The Court appears similarly wrong in thinking that precise knowledge of one’s rights is a settled prerequisite under the Fifth Amendment to the loss of its protections. A number of lower federal court cases have held that grand jury witnesses need not always be warned of their privilege, e. g., United States v. Scully, 225 F. 2d 113, 116, and Wigmore states this to be the better rule for trial witnesses. See 8 Wigmore, Evidence § 2269 (McNaughton rev. 1961). Cf. Henry v. Mississippi, 379 U. S. 443, 451-452. (waiver of constitutional rights by counsel despite defendant’s ignorance held allowable). No Fifth Amendment precedent is cited for the Court’s contrary view. There might of course be reasons apart from Fifth Amendment precedent for requiring warning or any other safeguard on questioning but that is a different matter entirely. See infra, pp. 516-517.

A closing word must be said about the Assistance of Counsel Clause of the Sixth Amendment, which is never expressly relied on by the Court but whose judicial precedents turn out to be linchpins of the confession rules announced today. To support its requirement of a knowing and intelligent waiver, the Court cites Johnson v. Zerbst, 304 U. S. 458, ante, p. 475; appointment of counsel for the indigent suspect is tied to Gideon v. Wainwright, 372 U. S. 335, and Douglas v.

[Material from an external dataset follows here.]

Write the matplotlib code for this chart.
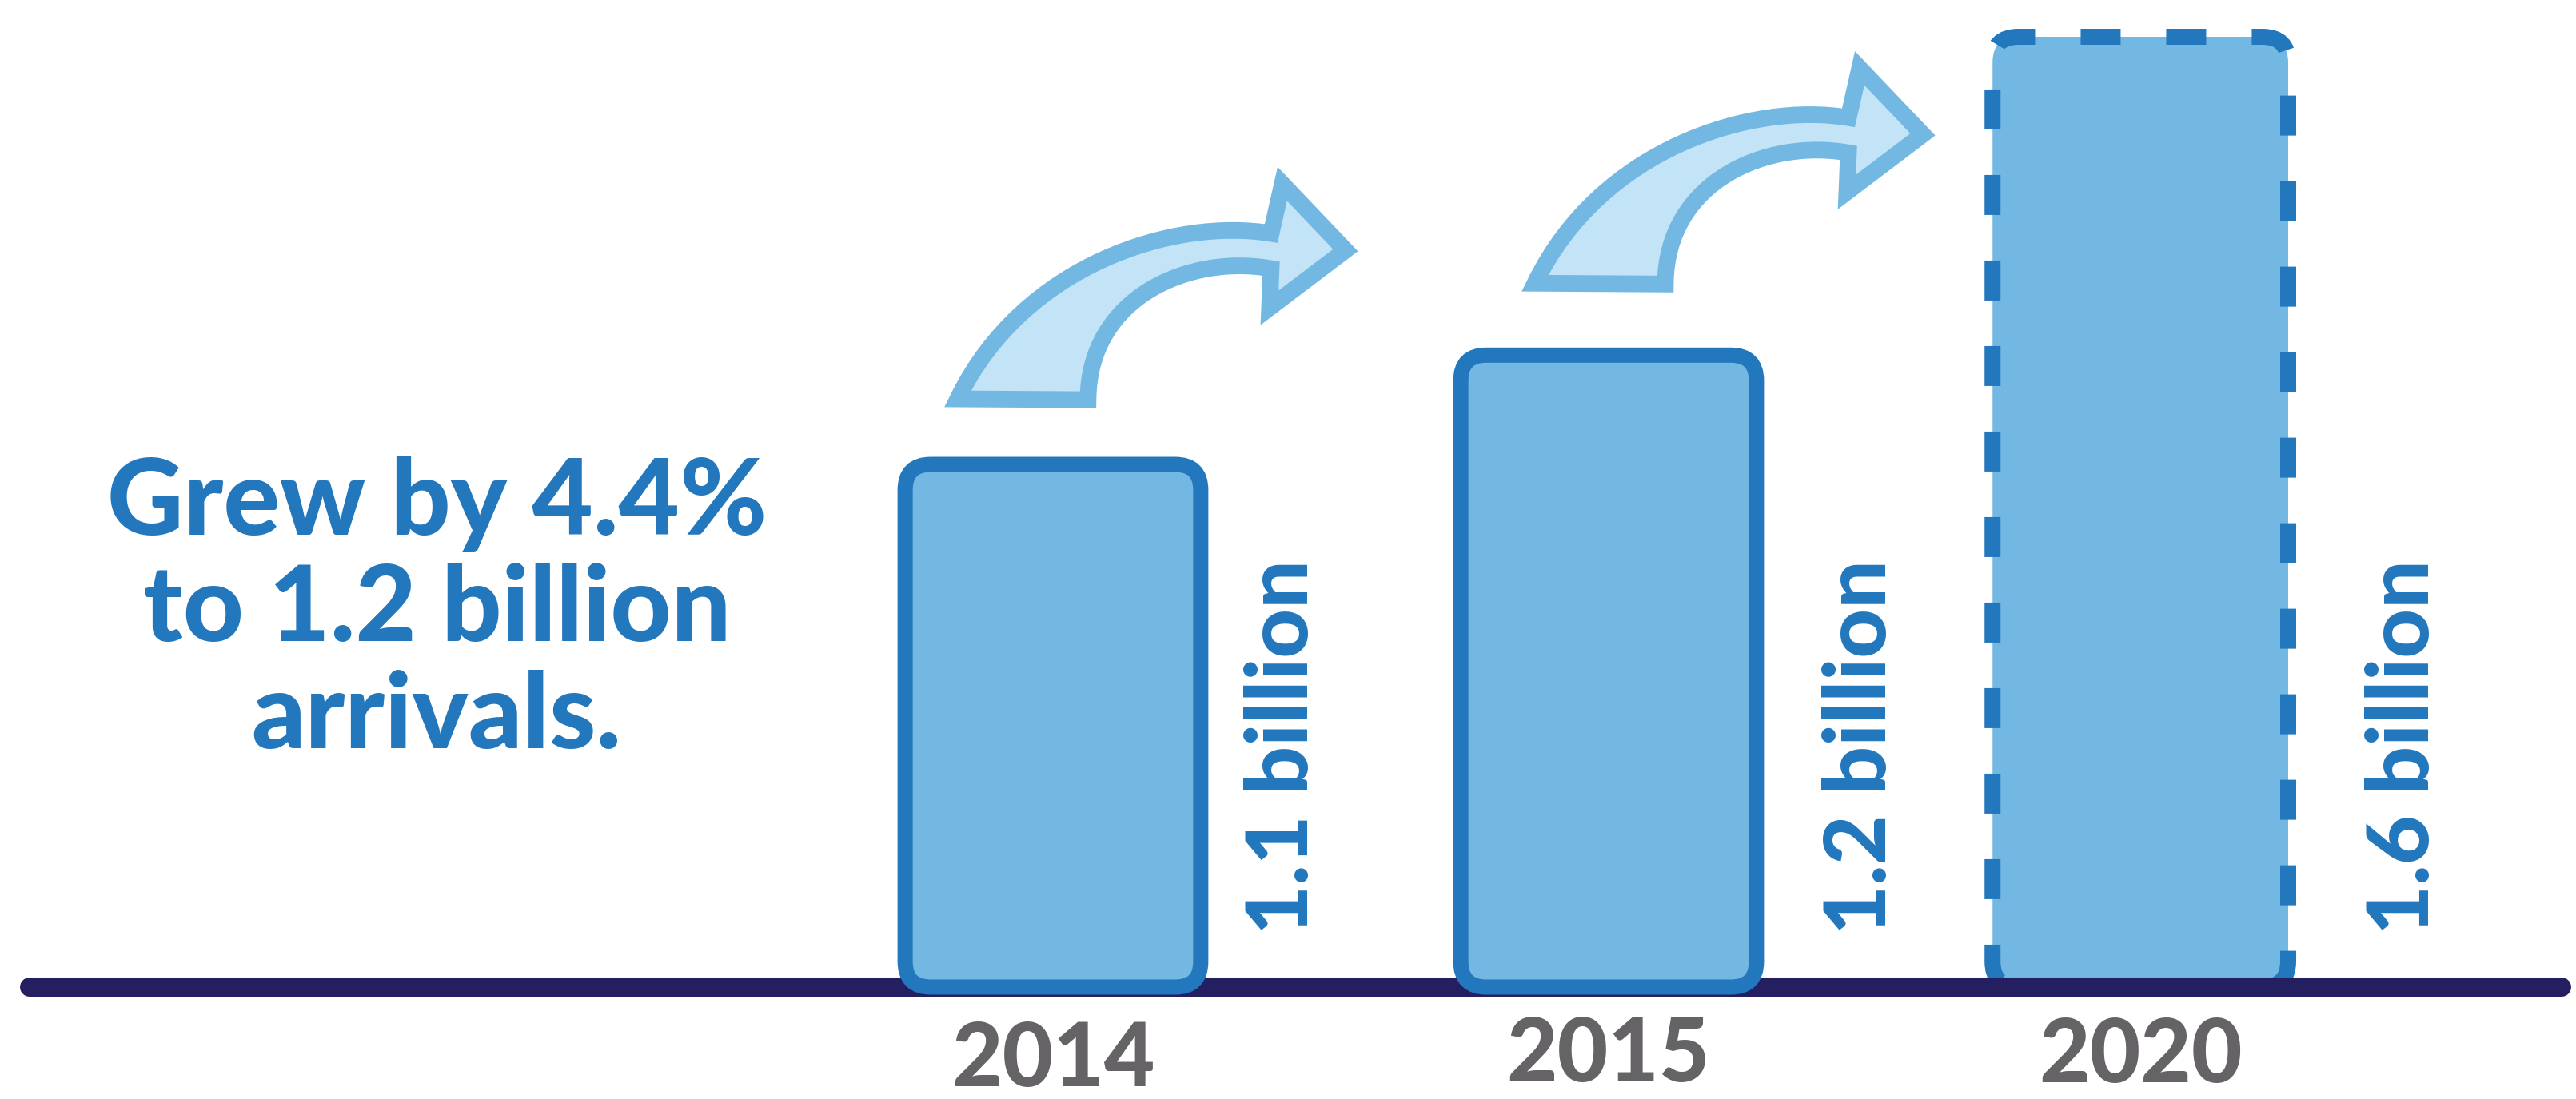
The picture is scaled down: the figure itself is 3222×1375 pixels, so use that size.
import matplotlib.pyplot as plt
import numpy as np
from matplotlib.patches import FancyBboxPatch, PathPatch
from matplotlib.path import Path

# data
years = ['2014', '2015', '2020']
arrivals = [1.1, 1.2, 1.6]            # billion, as printed next to the bars
drawn_height = [1.10, 1.33, 2.00]     # bar heights as drawn (the graphic is not to scale)
headline = ['Grew by 4.4%', 'to 1.2 billion', 'arrivals.']

BAR_FILL = '#73b8e2'
BAR_EDGE = '#2277bd'
ARROW_FILL = '#c2e4f6'
BASE_COL = '#241f60'
YEAR_COL = '#656366'

plt.rcParams['font.family'] = ['Lato', 'DejaVu Sans']

# one x unit = distance between the 2014 and 2015 bars, one y unit = one drawn billion
px_x, px_y = 695.0, 594.5
xpos = np.array([0.0, 1.0, 1.957])
bar_w = 0.532

fig = plt.figure(figsize=(32.22, 13.75), dpi=100)
ax = fig.add_axes([0, 0, 1, 1])
ax.set_xlim(-1317 / px_x, (3222 - 1317) / px_x)
ax.set_ylim(-140 / px_y, 1235 / px_y)
ax.axis('off')

# ground line
ax.axhline(0, xmin=0.0115, xmax=0.9944, color=BASE_COL, lw=17.3,
           solid_capstyle='round', zorder=2)

# bars: let matplotlib place them, then swap in rounded boxes
bars = ax.bar(xpos, drawn_height, width=bar_w)
for i, rect in enumerate(bars):
    x0, y0 = rect.get_xy()
    w, h = rect.get_width(), rect.get_height()
    rect.set_visible(False)
    dashed = i == len(bars) - 1
    box = FancyBboxPatch((x0, y0), w, h,
                         boxstyle=f'round,pad=0,rounding_size={32 / px_x}',
                         mutation_aspect=px_x / px_y,
                         fc=BAR_FILL, ec=BAR_EDGE,
                         lw=14.4 if dashed else 13.7,
                         ls=(0, (2.5, 2.85)) if dashed else '-',
                         capstyle='butt', zorder=1 if dashed else 3)
    ax.add_patch(box)

# value labels, written upwards beside each bar
label_dx = [0.414, 0.455, 0.474]
for x, v, dx in zip(xpos, arrivals, label_dx):
    ax.text(x + dx, 66 / px_y, f'{v:g} billion', rotation=90, ha='center',
            va='bottom', fontsize=77, fontweight='black', color=BAR_EDGE)

# year labels under the ground line
year_y = [-0.208, -0.198, -0.200]
for x, yr, yb in zip(xpos, years, year_y):
    ax.text(x, yb, yr, ha='center', va='baseline', fontsize=79,
            fontweight='black', color=YEAR_COL)

# headline on the left
for line, yb in zip(headline, [0.952, 0.728, 0.503]):
    ax.text(-1.109, yb, line, ha='center', va='baseline', fontsize=95,
            fontweight='black', color=BAR_EDGE)

# curved growth arrows (shape in pixels, relative to the top of the bar it leaves)
arrow_pts = [(-133, 82), (30, 81), (31, 211), (159, 263), (259, 245),
             (257, 196), (352, 268), (273, 351), (259, 289),
             (139, 309), (-51, 251), (-133, 82), (-133, 82)]
arrow_codes = [Path.MOVETO, Path.LINETO, Path.CURVE4, Path.CURVE4, Path.CURVE4,
               Path.LINETO, Path.LINETO, Path.LINETO, Path.LINETO,
               Path.CURVE4, Path.CURVE4, Path.CURVE4, Path.CLOSEPOLY]
arrow_off = [(0.020, 0.0), (0.059, 0.0135)]
shape = np.array(arrow_pts, dtype=float) / [px_x, px_y]
for i, (dx, dy) in enumerate(arrow_off):
    verts = shape + [xpos[i] + dx, drawn_height[i] + dy]
    ax.add_patch(PathPatch(Path(verts, arrow_codes), fc=ARROW_FILL,
                           ec=BAR_FILL, lw=15, joinstyle='miter', zorder=4))

fig.savefig('out.png', dpi=100)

California, 372 U. S. 353, ante, p. 473; the silent-record doctrine is borrowed from Carnley v. Cochran, 369 U. S. 506, ante, p. 475, as is the right to an express offer of counsel, ante, p. 471. All these cases imparting glosses to the Sixth Amendment concerned counsel at trial or on appeal. While the Court finds no pertinent difference between judicial proceedings and police interrogation, I believe *514the differences are so vast as to disqualify wholly the Sixth Amendment precedents as suitable analogies in the present cases.10

The only attempt in this Court to carry the right to counsel into the station house occurred in Escobedo, the Court repeating several times that that stage was no less “critical” than trial itself. See 378 U. S., 485-488. This is hardly persuasive when we consider that a grand jury inquiry, the filing of a certiorari petition, and certainly the purchase of narcotics by an undercover agent from a prospective defendant may all be equally “critical” yet provision of counsel and advice on that score have never been thought compelled by the Constitution in such cases. The sound reason why this right is so freely extended for a criminal trial is the severe injustice risked by confronting an untrained defendant with a range of technical points of law, evidence, and tactics familiar to the prosecutor but not to-himself. This danger shrinks markedly in the police station where indeed the lawyer in fulfilling his professional responsibilities of necessity may become an obstacle to truthfinding. See infra, n. 12. The Court’s summary citation of the Sixth Amendment cases here seems to me best described as “the domino method of constitutional adjudication . . . wherein every explanatory statement in a previous opinion is made the basis for extension to a wholly different situation.” Friendly, supra, n. 10, at 950.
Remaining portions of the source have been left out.